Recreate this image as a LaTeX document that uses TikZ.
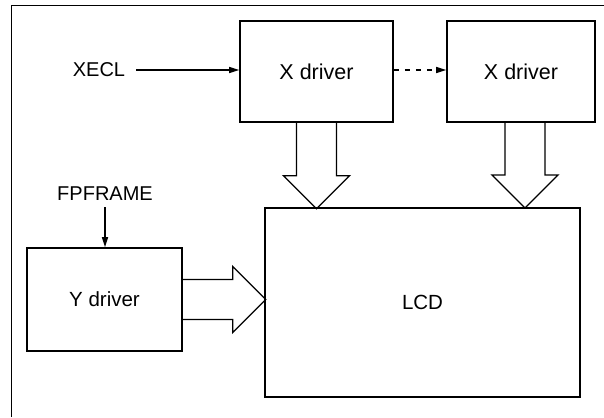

○ ○ ○ ○

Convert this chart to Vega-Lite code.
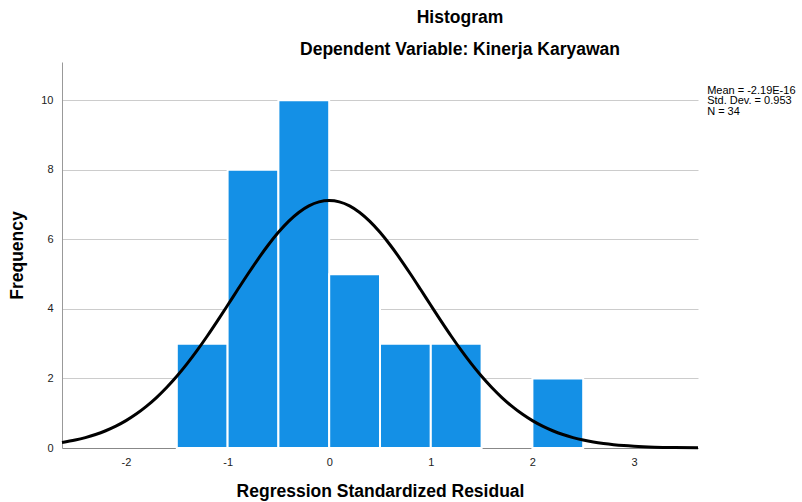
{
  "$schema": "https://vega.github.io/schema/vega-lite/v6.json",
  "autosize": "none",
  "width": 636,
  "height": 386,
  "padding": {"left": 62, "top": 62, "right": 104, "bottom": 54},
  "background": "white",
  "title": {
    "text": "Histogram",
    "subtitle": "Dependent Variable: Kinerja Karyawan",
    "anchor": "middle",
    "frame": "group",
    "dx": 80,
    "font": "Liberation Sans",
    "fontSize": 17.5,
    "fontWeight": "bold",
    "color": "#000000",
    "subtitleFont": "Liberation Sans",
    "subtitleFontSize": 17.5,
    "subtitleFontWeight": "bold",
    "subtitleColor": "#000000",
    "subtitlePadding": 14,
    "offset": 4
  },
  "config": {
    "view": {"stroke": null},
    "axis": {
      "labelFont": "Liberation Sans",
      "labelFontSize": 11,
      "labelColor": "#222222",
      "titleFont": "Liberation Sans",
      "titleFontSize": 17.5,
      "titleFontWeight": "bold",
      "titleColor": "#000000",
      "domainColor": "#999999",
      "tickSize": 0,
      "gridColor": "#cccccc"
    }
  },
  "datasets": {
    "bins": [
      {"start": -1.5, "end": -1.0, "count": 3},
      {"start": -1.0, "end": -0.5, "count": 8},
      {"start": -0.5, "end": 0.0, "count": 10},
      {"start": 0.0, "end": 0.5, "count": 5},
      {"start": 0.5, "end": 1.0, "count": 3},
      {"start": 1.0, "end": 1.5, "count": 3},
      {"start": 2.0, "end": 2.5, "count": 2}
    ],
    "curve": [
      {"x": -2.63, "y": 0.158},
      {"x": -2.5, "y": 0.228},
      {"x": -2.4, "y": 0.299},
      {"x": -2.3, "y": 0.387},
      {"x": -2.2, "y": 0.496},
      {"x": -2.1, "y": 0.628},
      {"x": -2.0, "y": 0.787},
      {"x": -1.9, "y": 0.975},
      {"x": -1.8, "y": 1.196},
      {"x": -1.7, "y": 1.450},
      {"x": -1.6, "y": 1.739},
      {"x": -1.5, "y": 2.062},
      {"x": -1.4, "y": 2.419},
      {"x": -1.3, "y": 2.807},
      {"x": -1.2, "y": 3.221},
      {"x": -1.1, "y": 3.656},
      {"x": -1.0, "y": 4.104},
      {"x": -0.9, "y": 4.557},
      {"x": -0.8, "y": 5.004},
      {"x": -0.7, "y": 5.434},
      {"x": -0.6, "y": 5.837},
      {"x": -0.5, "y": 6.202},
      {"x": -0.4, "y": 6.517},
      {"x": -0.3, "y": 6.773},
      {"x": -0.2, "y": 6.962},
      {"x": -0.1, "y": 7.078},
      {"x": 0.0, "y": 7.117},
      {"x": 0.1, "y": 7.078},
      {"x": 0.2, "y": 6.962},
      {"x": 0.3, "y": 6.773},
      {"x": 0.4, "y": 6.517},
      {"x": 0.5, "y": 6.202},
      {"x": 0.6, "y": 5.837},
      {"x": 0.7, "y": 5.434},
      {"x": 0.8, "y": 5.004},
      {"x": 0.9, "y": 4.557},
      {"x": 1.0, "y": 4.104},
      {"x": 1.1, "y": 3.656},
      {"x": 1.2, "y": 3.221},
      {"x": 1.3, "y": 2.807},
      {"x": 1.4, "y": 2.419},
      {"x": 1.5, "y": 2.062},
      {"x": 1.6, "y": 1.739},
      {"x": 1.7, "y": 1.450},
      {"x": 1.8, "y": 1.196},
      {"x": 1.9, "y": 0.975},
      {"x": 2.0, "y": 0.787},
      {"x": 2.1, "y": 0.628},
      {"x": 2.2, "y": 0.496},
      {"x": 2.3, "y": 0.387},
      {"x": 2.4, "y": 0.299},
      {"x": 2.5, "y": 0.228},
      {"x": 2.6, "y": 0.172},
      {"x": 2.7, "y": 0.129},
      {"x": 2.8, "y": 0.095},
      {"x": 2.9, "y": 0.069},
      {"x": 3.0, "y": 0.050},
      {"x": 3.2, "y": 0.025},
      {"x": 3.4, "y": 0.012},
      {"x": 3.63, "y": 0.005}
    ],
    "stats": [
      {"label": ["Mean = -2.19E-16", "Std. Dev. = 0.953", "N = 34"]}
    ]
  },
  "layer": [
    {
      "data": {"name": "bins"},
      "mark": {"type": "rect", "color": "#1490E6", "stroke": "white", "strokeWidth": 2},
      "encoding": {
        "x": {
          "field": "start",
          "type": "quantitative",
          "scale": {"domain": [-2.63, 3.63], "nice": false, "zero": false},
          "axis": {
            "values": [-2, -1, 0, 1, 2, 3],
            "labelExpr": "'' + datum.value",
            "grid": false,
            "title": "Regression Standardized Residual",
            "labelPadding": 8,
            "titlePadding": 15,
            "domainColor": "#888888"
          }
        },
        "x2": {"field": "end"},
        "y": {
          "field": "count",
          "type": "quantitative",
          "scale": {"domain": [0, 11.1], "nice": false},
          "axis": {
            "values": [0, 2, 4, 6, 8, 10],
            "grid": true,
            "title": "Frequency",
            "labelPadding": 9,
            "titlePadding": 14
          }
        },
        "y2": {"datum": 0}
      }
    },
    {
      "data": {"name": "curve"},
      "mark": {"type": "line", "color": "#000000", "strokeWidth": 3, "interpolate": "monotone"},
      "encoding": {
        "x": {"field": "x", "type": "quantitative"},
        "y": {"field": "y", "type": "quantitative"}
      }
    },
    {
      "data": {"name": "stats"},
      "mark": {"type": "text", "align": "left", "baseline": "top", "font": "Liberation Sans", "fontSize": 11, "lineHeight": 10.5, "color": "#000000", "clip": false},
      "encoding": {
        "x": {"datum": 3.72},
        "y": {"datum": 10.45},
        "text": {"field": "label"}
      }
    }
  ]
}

○ ○ ○ ○

THE TASK :: Scan the records above for the string "this", then report every line that contains it.

WRITTEN ANSWER ::
Recreate this image as a LaTeX document that uses TikZ.
Convert this chart to Vega-Lite code.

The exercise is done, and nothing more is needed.